A Policy Proposal for US Manufacturing, and the Economy: Don't Raise the Federal Funds Rate

Doug Irwin shared a nice article in the WSJ which makes a nice point that trade deficits, by themselves, don't imply that trade is unfair. It's a good article. Here is one part: 

The Trump team is correct in believing that sometimes trade imbalances reflect government tampering, though in the capital markets. Messrs. Gagnon and Bergsten found that countries who buy foreign currency to suppress the value of their own tend to have larger trade surpluses. 
In the past Chinese currency intervention and tight controls on capital inflows kept the yuan artificially cheap and its trade surpluses inflated. Brad Setser of the Council on Foreign Relations says Taiwan and South Korea have held down their currencies via currency intervention and by encouraging domestic investors to buy foreign assets and discouraging foreign investors from buying domestic assets.
These actions are legitimate cause for complaint. Yet finding an effective deterrent has eluded previous presidents and it’s not clear what Mr. Trump can do differently. Punishing China for manipulating its currency makes less sense now that China is trying to prop it up, rather than push it down as in the past.

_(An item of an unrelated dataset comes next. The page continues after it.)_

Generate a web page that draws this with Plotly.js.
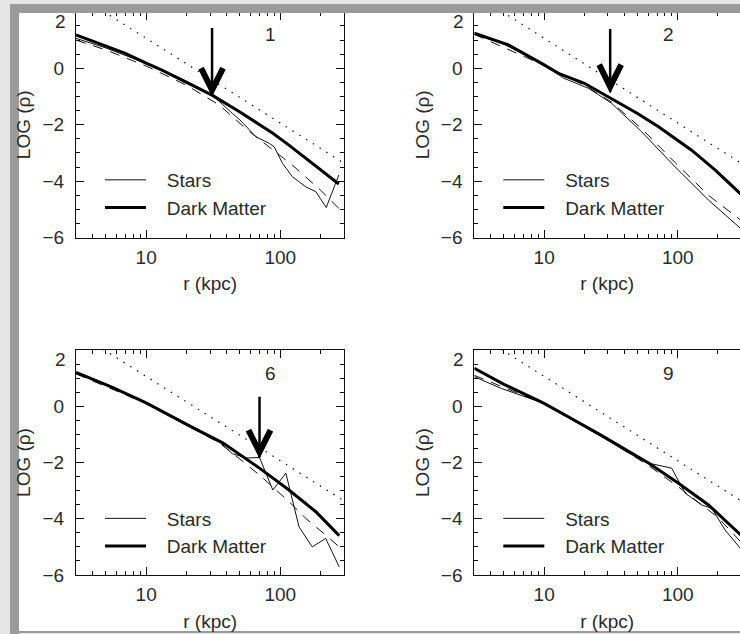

Let me offer a solution, that happens to cure other, perhaps more serious problems with the economy. The Fed should simply not raise interest rates as it is doing. In fact, it should probably be cutting them. If it did, the dollar will fall, and this will help manufacturing and help the trade balance. It would help the US move back toward its long-run growth path, and help inflation move up to its ostensible target. Unemployment is now low, and while it isn't crazy to think the Fed should raise interest rates, the Fed should transition to a 3% (or 4%) inflation target to make future zero lower bound episodes more unlikely, and they should treat that target symmetrically. This is a simple pro-trade and pro-manufacturing policy that will anger almost no one and actually be good for the rest of the world economy, as it will spur faster growth. Manufacturing employment will grow on two counts -- one from faster growth, and a second from a weaker dollar. This is the obvious play to help manufacturing, and what I pushed for when I worked in the Obama administration.